-- begin Source excerpt --

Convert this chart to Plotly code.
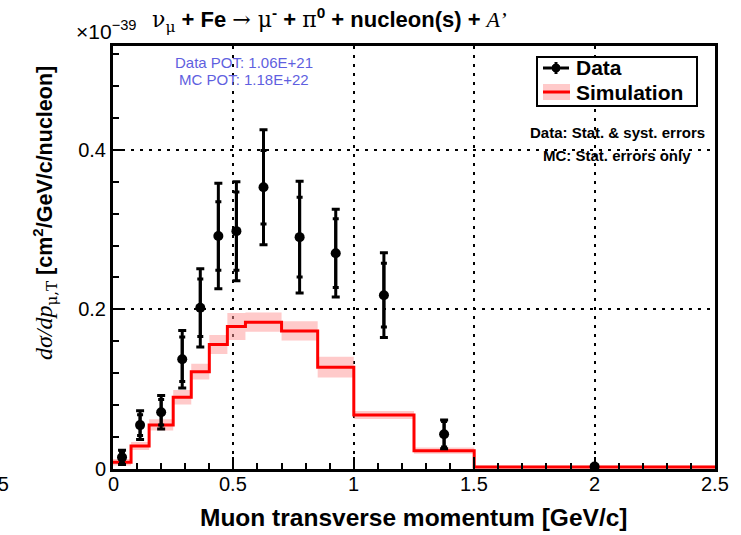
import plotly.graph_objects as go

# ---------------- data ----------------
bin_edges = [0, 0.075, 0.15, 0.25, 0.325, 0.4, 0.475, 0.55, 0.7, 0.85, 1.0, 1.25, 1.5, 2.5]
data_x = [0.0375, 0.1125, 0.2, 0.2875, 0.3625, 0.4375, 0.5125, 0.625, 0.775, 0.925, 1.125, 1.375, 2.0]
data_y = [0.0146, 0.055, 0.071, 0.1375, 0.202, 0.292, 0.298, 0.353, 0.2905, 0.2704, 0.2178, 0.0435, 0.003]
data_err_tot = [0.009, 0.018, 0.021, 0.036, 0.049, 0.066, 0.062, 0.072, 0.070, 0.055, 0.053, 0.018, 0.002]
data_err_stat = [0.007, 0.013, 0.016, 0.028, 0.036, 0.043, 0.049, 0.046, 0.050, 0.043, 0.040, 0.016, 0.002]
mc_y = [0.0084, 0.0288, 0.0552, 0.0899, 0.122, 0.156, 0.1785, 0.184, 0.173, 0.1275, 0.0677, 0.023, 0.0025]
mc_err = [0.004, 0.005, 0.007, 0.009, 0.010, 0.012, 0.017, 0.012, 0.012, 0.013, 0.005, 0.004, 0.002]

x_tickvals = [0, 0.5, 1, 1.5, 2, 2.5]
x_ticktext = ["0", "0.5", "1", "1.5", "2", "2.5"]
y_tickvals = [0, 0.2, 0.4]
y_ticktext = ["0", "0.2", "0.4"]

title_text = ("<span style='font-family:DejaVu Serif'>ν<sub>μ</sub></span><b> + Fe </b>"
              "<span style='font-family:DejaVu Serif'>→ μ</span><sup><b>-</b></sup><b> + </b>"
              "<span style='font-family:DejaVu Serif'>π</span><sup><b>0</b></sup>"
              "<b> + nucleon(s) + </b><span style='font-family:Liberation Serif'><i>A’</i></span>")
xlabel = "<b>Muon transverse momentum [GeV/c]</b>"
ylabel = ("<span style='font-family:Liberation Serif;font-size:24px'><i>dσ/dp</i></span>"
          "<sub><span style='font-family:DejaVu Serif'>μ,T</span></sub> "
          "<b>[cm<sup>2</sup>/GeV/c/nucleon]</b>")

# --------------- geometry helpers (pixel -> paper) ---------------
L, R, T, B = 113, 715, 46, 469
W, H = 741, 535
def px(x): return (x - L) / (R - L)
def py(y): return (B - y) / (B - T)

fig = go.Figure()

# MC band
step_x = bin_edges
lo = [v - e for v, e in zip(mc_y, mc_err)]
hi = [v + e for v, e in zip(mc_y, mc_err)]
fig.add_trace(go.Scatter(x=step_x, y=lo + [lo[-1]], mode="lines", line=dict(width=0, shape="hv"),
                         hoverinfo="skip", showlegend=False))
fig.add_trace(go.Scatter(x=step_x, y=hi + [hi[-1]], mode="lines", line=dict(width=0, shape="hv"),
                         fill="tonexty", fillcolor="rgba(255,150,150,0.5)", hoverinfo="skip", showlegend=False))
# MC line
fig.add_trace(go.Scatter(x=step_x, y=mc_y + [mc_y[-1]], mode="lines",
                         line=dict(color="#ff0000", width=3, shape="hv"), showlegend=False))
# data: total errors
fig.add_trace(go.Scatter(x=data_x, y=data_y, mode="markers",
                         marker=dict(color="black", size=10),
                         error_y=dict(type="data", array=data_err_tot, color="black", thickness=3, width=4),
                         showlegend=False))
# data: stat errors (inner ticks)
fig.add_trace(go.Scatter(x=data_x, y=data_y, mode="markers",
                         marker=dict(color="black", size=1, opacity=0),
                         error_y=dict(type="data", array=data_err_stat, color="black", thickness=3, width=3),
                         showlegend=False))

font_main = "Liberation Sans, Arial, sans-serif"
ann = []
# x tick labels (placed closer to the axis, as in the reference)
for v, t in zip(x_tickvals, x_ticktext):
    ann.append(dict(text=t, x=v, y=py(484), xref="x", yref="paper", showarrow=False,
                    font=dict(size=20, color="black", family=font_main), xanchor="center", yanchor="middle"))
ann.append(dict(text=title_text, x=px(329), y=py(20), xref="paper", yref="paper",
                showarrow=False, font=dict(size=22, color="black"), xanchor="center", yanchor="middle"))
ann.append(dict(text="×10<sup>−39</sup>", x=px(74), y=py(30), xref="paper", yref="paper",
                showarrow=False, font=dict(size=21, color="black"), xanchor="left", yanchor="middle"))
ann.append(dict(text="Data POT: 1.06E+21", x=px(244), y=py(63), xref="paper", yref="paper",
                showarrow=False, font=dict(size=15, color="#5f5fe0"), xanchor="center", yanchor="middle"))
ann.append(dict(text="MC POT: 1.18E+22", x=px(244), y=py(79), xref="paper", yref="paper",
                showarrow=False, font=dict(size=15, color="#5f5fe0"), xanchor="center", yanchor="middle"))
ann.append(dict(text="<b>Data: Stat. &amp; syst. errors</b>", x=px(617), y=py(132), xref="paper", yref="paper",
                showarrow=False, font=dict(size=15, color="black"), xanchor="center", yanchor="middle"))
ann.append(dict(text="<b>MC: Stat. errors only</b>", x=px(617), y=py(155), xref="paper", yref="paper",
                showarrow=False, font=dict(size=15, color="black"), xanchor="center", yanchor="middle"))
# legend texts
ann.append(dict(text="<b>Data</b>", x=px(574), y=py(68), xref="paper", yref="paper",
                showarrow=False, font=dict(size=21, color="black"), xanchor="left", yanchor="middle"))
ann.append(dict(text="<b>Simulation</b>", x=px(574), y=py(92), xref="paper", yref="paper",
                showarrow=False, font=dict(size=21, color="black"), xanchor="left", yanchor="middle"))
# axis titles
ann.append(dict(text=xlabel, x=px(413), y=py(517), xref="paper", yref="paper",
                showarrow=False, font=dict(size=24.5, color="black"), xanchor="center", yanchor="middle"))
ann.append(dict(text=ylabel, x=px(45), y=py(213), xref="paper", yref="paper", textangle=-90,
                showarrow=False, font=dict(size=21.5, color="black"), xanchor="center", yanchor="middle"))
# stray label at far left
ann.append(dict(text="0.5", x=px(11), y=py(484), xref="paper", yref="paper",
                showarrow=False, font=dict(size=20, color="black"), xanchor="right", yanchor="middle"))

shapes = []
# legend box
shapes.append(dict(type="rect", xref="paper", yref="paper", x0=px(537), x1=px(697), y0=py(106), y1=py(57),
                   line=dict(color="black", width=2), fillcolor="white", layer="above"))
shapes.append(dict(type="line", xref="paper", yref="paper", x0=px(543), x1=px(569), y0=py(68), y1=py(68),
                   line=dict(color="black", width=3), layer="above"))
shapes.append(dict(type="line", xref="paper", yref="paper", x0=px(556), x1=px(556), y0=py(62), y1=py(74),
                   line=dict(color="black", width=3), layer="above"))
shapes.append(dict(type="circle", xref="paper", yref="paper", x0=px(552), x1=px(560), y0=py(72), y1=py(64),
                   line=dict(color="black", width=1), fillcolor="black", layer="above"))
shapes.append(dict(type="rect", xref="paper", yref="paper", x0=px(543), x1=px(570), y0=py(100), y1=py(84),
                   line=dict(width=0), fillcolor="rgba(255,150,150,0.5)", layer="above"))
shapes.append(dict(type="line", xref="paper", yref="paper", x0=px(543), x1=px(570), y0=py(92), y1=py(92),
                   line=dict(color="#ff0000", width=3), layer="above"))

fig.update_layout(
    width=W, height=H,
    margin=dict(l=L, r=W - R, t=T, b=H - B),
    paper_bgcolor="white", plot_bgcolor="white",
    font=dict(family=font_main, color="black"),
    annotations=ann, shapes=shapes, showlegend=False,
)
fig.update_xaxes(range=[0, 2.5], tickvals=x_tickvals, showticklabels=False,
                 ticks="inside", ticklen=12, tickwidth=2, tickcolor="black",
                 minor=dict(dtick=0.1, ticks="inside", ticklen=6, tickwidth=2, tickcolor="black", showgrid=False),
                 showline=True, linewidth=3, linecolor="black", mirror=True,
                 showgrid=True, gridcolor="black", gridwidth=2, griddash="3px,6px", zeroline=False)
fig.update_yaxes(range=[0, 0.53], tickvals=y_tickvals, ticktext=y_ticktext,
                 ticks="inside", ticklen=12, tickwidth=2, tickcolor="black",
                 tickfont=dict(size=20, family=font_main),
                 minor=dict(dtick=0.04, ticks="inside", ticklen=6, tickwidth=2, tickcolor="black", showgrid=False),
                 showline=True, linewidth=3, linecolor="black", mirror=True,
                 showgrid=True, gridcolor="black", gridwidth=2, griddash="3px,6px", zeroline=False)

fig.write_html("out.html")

-- end Source excerpt --

_Request:_ Repeat, exactly and in full, each line from the start of the data to the line that contains "fig = go.Figure()". Pictures do not go in.

_Problem solution:_
Convert this chart to Plotly code.
import plotly.graph_objects as go

# ---------------- data ----------------
bin_edges = [0, 0.075, 0.15, 0.25, 0.325, 0.4, 0.475, 0.55, 0.7, 0.85, 1.0, 1.25, 1.5, 2.5]
data_x = [0.0375, 0.1125, 0.2, 0.2875, 0.3625, 0.4375, 0.5125, 0.625, 0.775, 0.925, 1.125, 1.375, 2.0]
data_y = [0.0146, 0.055, 0.071, 0.1375, 0.202, 0.292, 0.298, 0.353, 0.2905, 0.2704, 0.2178, 0.0435, 0.003]
data_err_tot = [0.009, 0.018, 0.021, 0.036, 0.049, 0.066, 0.062, 0.072, 0.070, 0.055, 0.053, 0.018, 0.002]
data_err_stat = [0.007, 0.013, 0.016, 0.028, 0.036, 0.043, 0.049, 0.046, 0.050, 0.043, 0.040, 0.016, 0.002]
mc_y = [0.0084, 0.0288, 0.0552, 0.0899, 0.122, 0.156, 0.1785, 0.184, 0.173, 0.1275, 0.0677, 0.023, 0.0025]
mc_err = [0.004, 0.005, 0.007, 0.009, 0.010, 0.012, 0.017, 0.012, 0.012, 0.013, 0.005, 0.004, 0.002]

x_tickvals = [0, 0.5, 1, 1.5, 2, 2.5]
x_ticktext = ["0", "0.5", "1", "1.5", "2", "2.5"]
y_tickvals = [0, 0.2, 0.4]
y_ticktext = ["0", "0.2", "0.4"]

title_text = ("<span style='font-family:DejaVu Serif'>ν<sub>μ</sub></span><b> + Fe </b>"
              "<span style='font-family:DejaVu Serif'>→ μ</span><sup><b>-</b></sup><b> + </b>"
              "<span style='font-family:DejaVu Serif'>π</span><sup><b>0</b></sup>"
              "<b> + nucleon(s) + </b><span style='font-family:Liberation Serif'><i>A’</i></span>")
xlabel = "<b>Muon transverse momentum [GeV/c]</b>"
ylabel = ("<span style='font-family:Liberation Serif;font-size:24px'><i>dσ/dp</i></span>"
          "<sub><span style='font-family:DejaVu Serif'>μ,T</span></sub> "
          "<b>[cm<sup>2</sup>/GeV/c/nucleon]</b>")

# --------------- geometry helpers (pixel -> paper) ---------------
L, R, T, B = 113, 715, 46, 469
W, H = 741, 535
def px(x): return (x - L) / (R - L)
def py(y): return (B - y) / (B - T)

fig = go.Figure()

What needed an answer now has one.